Favori al titolare di pompe funebri in cambio di verdure e pasta
Suggerivano ai familiari dei morti il nome delle pompe funebri alle quali rivolgersi per l’ultimo viaggio del proprio congiunto. Due necrofori dell’Ausl di Rimini, in servizio all’epoca dei fatti all’obitorio di Riccione, e il titolare di un’agenzia funebre, saranno processati a vario titolo a partire dal 10 novembre prossimo. Il giudice dell’udienza preliminare Manuel Bianchi ha disposto il rinvio a giudizio per i tre imputati, che si professano innocenti e sono convinti di potere chiarire tutto in aula. L’imprenditore, H.N., 49 anni, residente a Misano Adriatico (difeso dall’avvocato Piero Venturi) è accusato di corruzione in concorso con uno dei necrofori, difeso dall’avvocato Catia Gerboni. L’altro necroforo, difeso dall’avvocato Stefano Caroli, deve rispondere di abuso d’ufficio.
Il giudice ha accolto la richiesta di chiamare in causa come responsabile civile anche l’Ausl di Rimini, formulata dalla titolare di una agenzia funebre concorrente, che si è costituita parte civile, assistita dall’avvocato Gian Paolo Colosimo. Nel caso di condanna, l’azienda sanitaria sarà quindi chiamata a pagare un risarcimento. Secondo l’accusa il dipendente ospedaliero sospettato di corruzione avrebbe intascato del denaro, beni in natura (dai cappelletti fatti in casa alle melanzane dell’orto) e avrebbe approfittato delle conoscenze dell’imprenditore per ottenere piccoli favori (come, ad esempio, il cambio di un telefono cellulare da parte di un negoziante).
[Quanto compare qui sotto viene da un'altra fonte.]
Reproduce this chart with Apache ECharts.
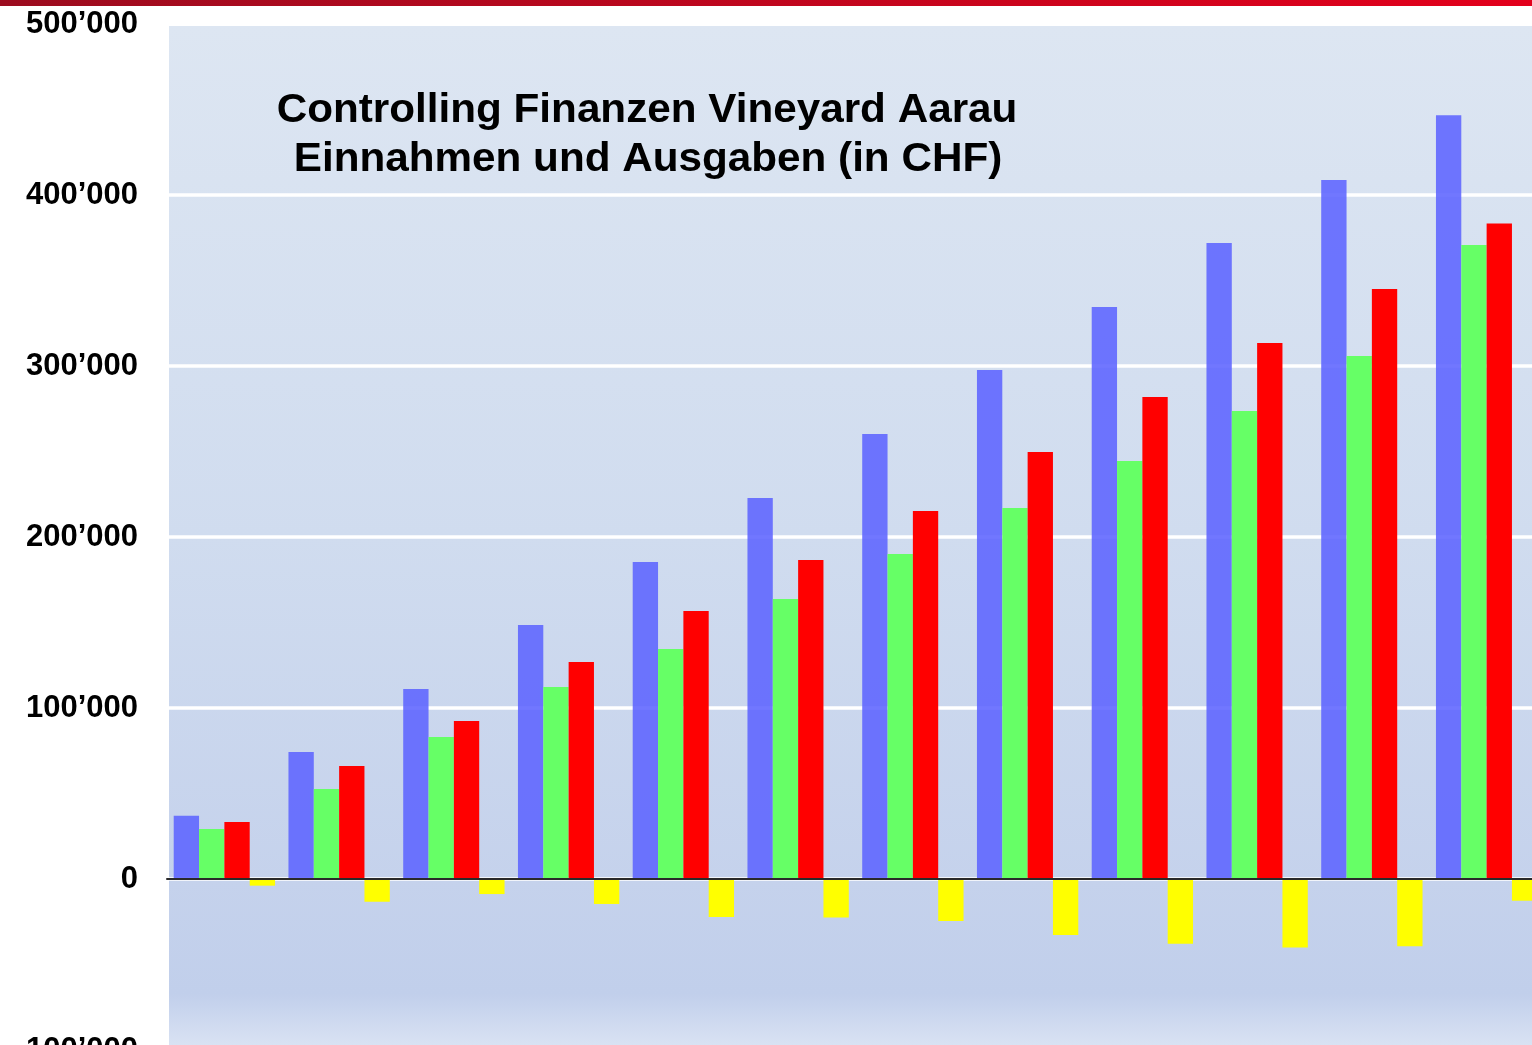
<!DOCTYPE html>
<html>
<head>
<meta charset="utf-8">
<title>Controlling Finanzen Vineyard Aarau</title>
<script src="https://cdn.jsdelivr.net/npm/echarts@6/dist/echarts.min.js"></script>
<style>
html,body{margin:0;padding:0;background:#fff;}
#chart{width:1532px;height:1045px;}
</style>
</head>
<body>
<div id="chart"></div>
<script>
// ---- data (CHF) ----
var categories = ['1','2','3','4','5','6','7','8','9','10','11','12'];
var seriesBlue   = [37000, 74300, 111100, 148500, 185400, 222800, 260200, 297700, 334500, 371900, 408800, 446600];
var seriesGreen  = [29200, 52600, 83000, 112300, 134500, 163700, 190100, 217000, 244400, 273700, 305800, 370800];
var seriesRed    = [33300, 66100, 92400, 126900, 156700, 186500, 215200, 249700, 281900, 313500, 345000, 383400];
var seriesYellow = [-3900, -13300, -8800, -14600, -22200, -22500, -24600, -32700, -37800, -40000, -39400, -12700];
var titleLines = ['Controlling Finanzen Vineyard Aarau', 'Einnahmen und Ausgaben (in CHF)'];
var yMin = -100000, yMax = 500000, yStep = 100000;

function fmt(v) {
  var s = Math.abs(v).toString().replace(/\B(?=(\d{3})+(?!\d))/g, '\u2019');
  return (v < 0 ? '-' : '') + s;
}

var chart = echarts.init(document.getElementById('chart'), null, {renderer: 'canvas'});
var font = '"Liberation Sans", Arial, Helvetica, sans-serif';

function barSeries(name, data, color) {
  return {
    name: name,
    type: 'bar',
    data: data,
    barGap: '0%',
    barCategoryGap: '11.7%',
    itemStyle: {color: color},
    emphasis: {disabled: true},
    animation: false
  };
}

chart.setOption({
  animation: false,
  backgroundColor: '#ffffff',
  grid: {left: 167, top: 24, width: 1377, height: 1026, containLabel: false, outerBoundsMode: 'none'},
  graphic: [
    {
      type: 'rect', z: -1, silent: true,
      shape: {x: 169, y: 26, width: 1400, height: 1019},
      style: {
        fill: new echarts.graphic.LinearGradient(0, 0, 0, 1, [
          {offset: 0, color: '#dde6f2'},
          {offset: 0.5, color: '#d0dcef'},
          {offset: 0.838, color: '#c5d2ec'},
          {offset: 0.95, color: '#c1cfeb'},
          {offset: 1, color: '#d9e2f3'}
        ])
      }
    },
    {
      type: 'rect', z: 10, silent: true,
      shape: {x: 0, y: 0, width: 1532, height: 6},
      style: {
        fill: new echarts.graphic.LinearGradient(0, 0, 1, 0, [
          {offset: 0, color: '#9c0c1f'},
          {offset: 1, color: '#e3001c'}
        ])
      }
    },
    {
      type: 'text', z: 10, silent: true,
      x: 647, y: 111, scaleX: 1.03,
      style: {text: titleLines[0], font: 'bold 41px ' + font, fill: '#000', align: 'center', verticalAlign: 'middle'}
    },
    {
      type: 'text', z: 10, silent: true,
      x: 648, y: 160, scaleX: 1.03,
      style: {text: titleLines[1], font: 'bold 41px ' + font, fill: '#000', align: 'center', verticalAlign: 'middle'}
    }
  ],
  xAxis: {
    type: 'category',
    data: categories,
    z: 5,
    axisLine: {show: true, onZero: true, lineStyle: {color: '#2a2a2a', width: 2}},
    axisTick: {show: false},
    axisLabel: {show: false},
    splitLine: {show: false}
  },
  yAxis: {
    type: 'value',
    min: yMin, max: yMax, interval: yStep,
    axisLine: {show: false},
    axisTick: {show: false},
    axisLabel: {
      show: true, showMinLabel: true, showMaxLabel: true,
      margin: 29,
      formatter: fmt,
      color: '#000',
      fontSize: 31,
      fontWeight: 'bold',
      fontFamily: font
    },
    splitLine: {show: true, lineStyle: {color: '#ffffff', width: 3.5}}
  },
  series: [
    barSeries('Blau', seriesBlue, 'rgba(93,100,255,0.88)'),
    barSeries('Grün', seriesGreen, '#66ff66'),
    barSeries('Rot', seriesRed, '#ff0000'),
    barSeries('Gelb', seriesYellow, '#ffff00')
  ]
});
</script>
</body>
</html>
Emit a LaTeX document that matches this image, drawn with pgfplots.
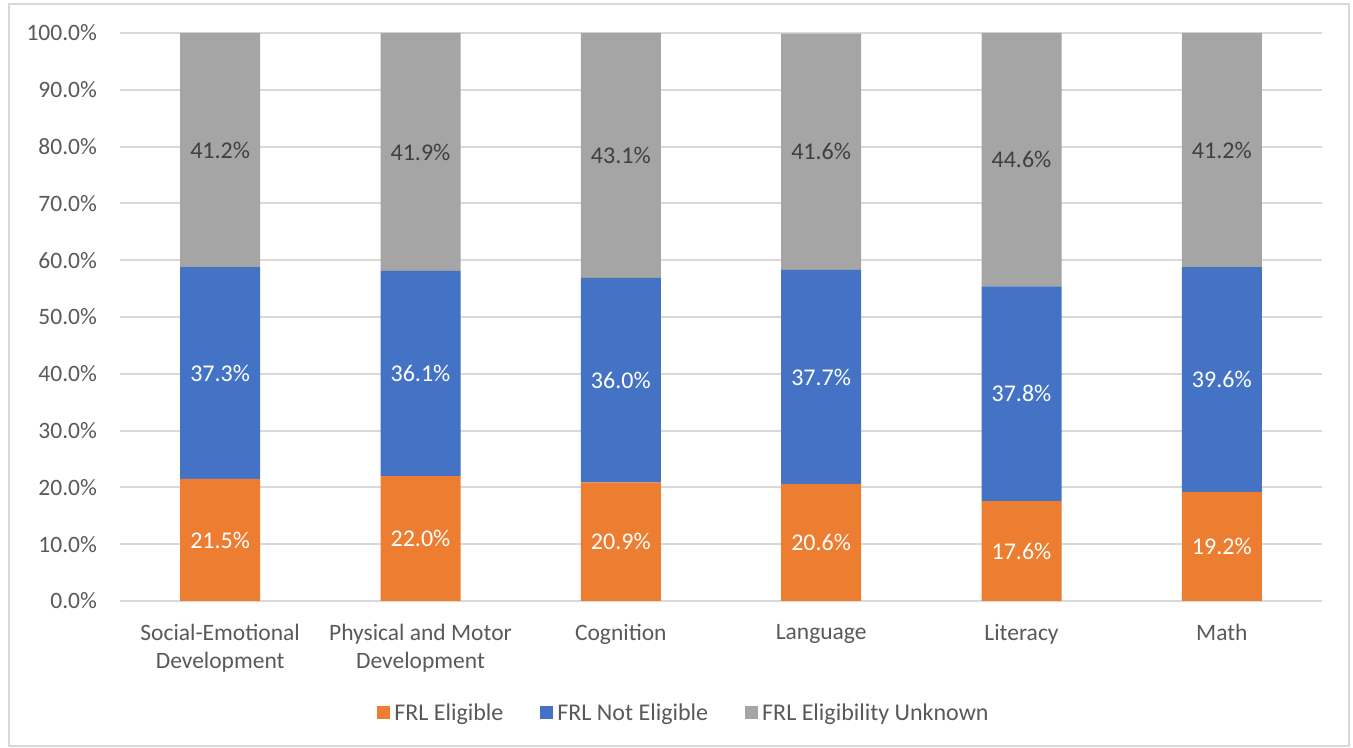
\documentclass[border=0pt]{standalone}
\usepackage{fontspec}
\setmainfont{Carlito}
\usepackage{pgfplots}
\usepackage{pgfplotstable}
\pgfplotsset{compat=1.18}

\definecolor{frlorange}{HTML}{ED7D31}
\definecolor{frlblue}{HTML}{4472C4}
\definecolor{frlgray}{HTML}{A5A5A5}
\definecolor{txtgray}{HTML}{595959}
\definecolor{gridgray}{HTML}{D9D9D9}

% share of children in each domain, by FRL status (percent)
\pgfplotstableread{
idx elig noteli unk
0 21.5 37.3 41.2
1 22.0 36.1 41.9
2 20.9 36.0 43.1
3 20.6 37.7 41.6
4 17.6 37.8 44.6
5 19.2 39.6 41.2
}\frl

\pgfplotsset{
  sq legend/.style={legend image code/.code={\fill[##1] (0pt,-2.5pt) rectangle (6.5pt,4pt);}},
  % stacked bars put the label mid-segment already
  seglabel/.style={
    nodes near coords={\pgfmathprintnumber[fixed,fixed zerofill,precision=1]{\pgfplotspointmeta}\%},
    point meta=explicit,
    every node near coord/.style={anchor=center, font=\fontsize{12}{14}\selectfont},
  },
}

\begin{document}
\begin{tikzpicture}
\begin{axis}[
  scale only axis, width=601pt, height=284pt,
  ybar stacked, bar width=40pt,
  xmin=-0.5, xmax=5.5, ymin=0, ymax=100,
  xtick={0,...,5},
  xticklabels={{Social-Emotional\\Development},{Physical and Motor\\Development},Cognition,Language,Literacy,Math},
  ytick={0,10,...,100},
  yticklabel={\pgfmathprintnumber[fixed,fixed zerofill,precision=1]{\tick}\%},
  /pgf/number format/assume math mode=true,
  major tick length=0pt,
  axis line style={draw=none},
  ymajorgrids, grid style={gridgray, line width=1pt},
  tick label style={font=\fontsize{11.75}{14}\selectfont, text=txtgray},
  xticklabel style={align=center, yshift=-8pt},
  yticklabel style={xshift=-8pt},
  legend columns=3,
  legend style={at={(0.47,-0.199)}, anchor=center, draw=none, fill=none,
    font=\fontsize{12}{14}\selectfont, text=txtgray,
    /tikz/every even column/.append style={column sep=16.5pt}},
  clip=false,
]
\addplot[fill=frlorange, draw=none, sq legend, seglabel,
  every node near coord/.append style={text=white}]
  table[x=idx, y=elig, meta=elig] {\frl};
\addlegendentry{FRL Eligible}
\addplot[fill=frlblue, draw=none, sq legend, seglabel,
  every node near coord/.append style={text=white}]
  table[x=idx, y=noteli, meta=noteli] {\frl};
\addlegendentry{FRL Not Eligible}
\addplot[fill=frlgray, draw=none, sq legend, seglabel,
  every node near coord/.append style={text=black!75}]
  table[x=idx, y=unk, meta=unk] {\frl};
\addlegendentry{FRL Eligibility Unknown}
\end{axis}
\draw[gridgray, line width=1pt] ([xshift=-55.5pt,yshift=-72.5pt]current axis.south west)
  rectangle ([xshift=13.5pt,yshift=14.5pt]current axis.north east);
\path ([xshift=-60pt,yshift=-73.5pt]current axis.south west)
  rectangle ([xshift=15.5pt,yshift=16.5pt]current axis.north east);
\end{tikzpicture}
\end{document}
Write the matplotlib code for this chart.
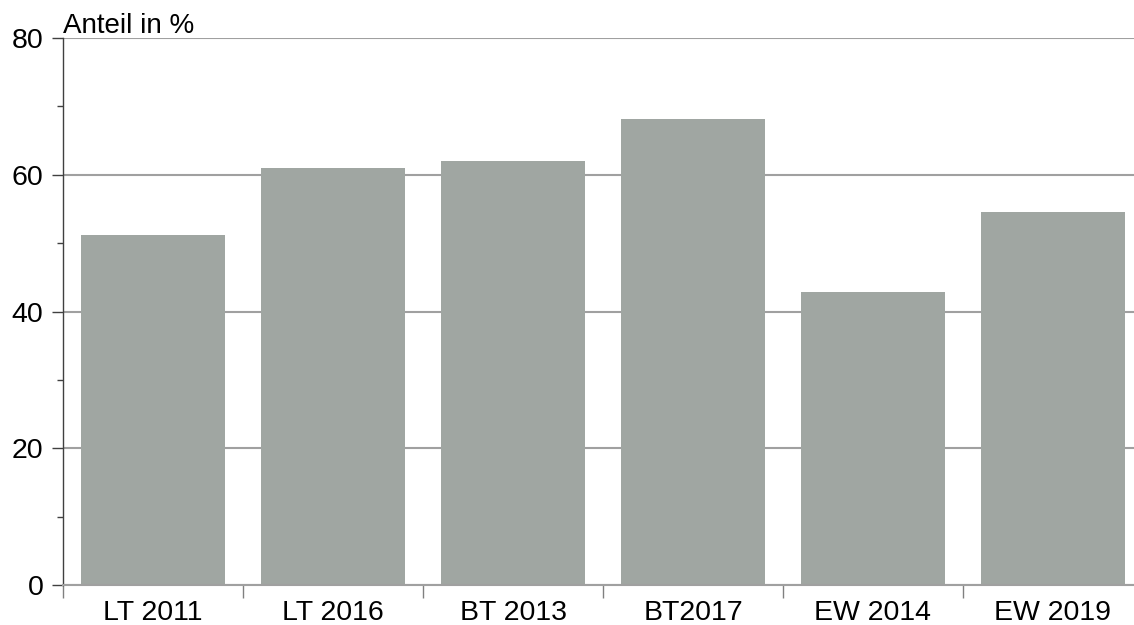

L’altro si sarebbe limitato, in qualche caso, a indicare ai familiari il nome dell’agenzia. Agli addetti alle camere mortuarie è, invece, vietato dare indicazioni del genere.
Gli accusati negano tutto e sostengono si tratti di un equivoco nato dall’amicizia che c’era anche fuori del lavoro con l’imprenditore. Le contestazioni risalgono a un periodo compreso fra il 2015 e il 2017.
I carabinieri di Riccione, durante le indagini, raccolsero alcune testimonianze di familiari di persone decedute. Dalle intercettazioni telefoniche emersero le gratificazioni in natura che il titolare delle onoranze funebri riservava a uno solo dei dipendenti della camera mortuaria: dai cappelletti e gli strozzapreti della mamma alle melanzane dell’orto. All’inizio gli investigatori pensavano si trattasse di un gergo, invece si trattava davvero di pasta fatta in casa e ortaggi. A volte, però, i due si davano appuntamento fuori per un caffè e, in un caso, una telecamera nascosta li riprese mentre davano l’idea di scambiarsi qualcosa. «Verosimilmente denaro» secondo i carabinieri, «Assolutamente no», stando alla versione difensiva.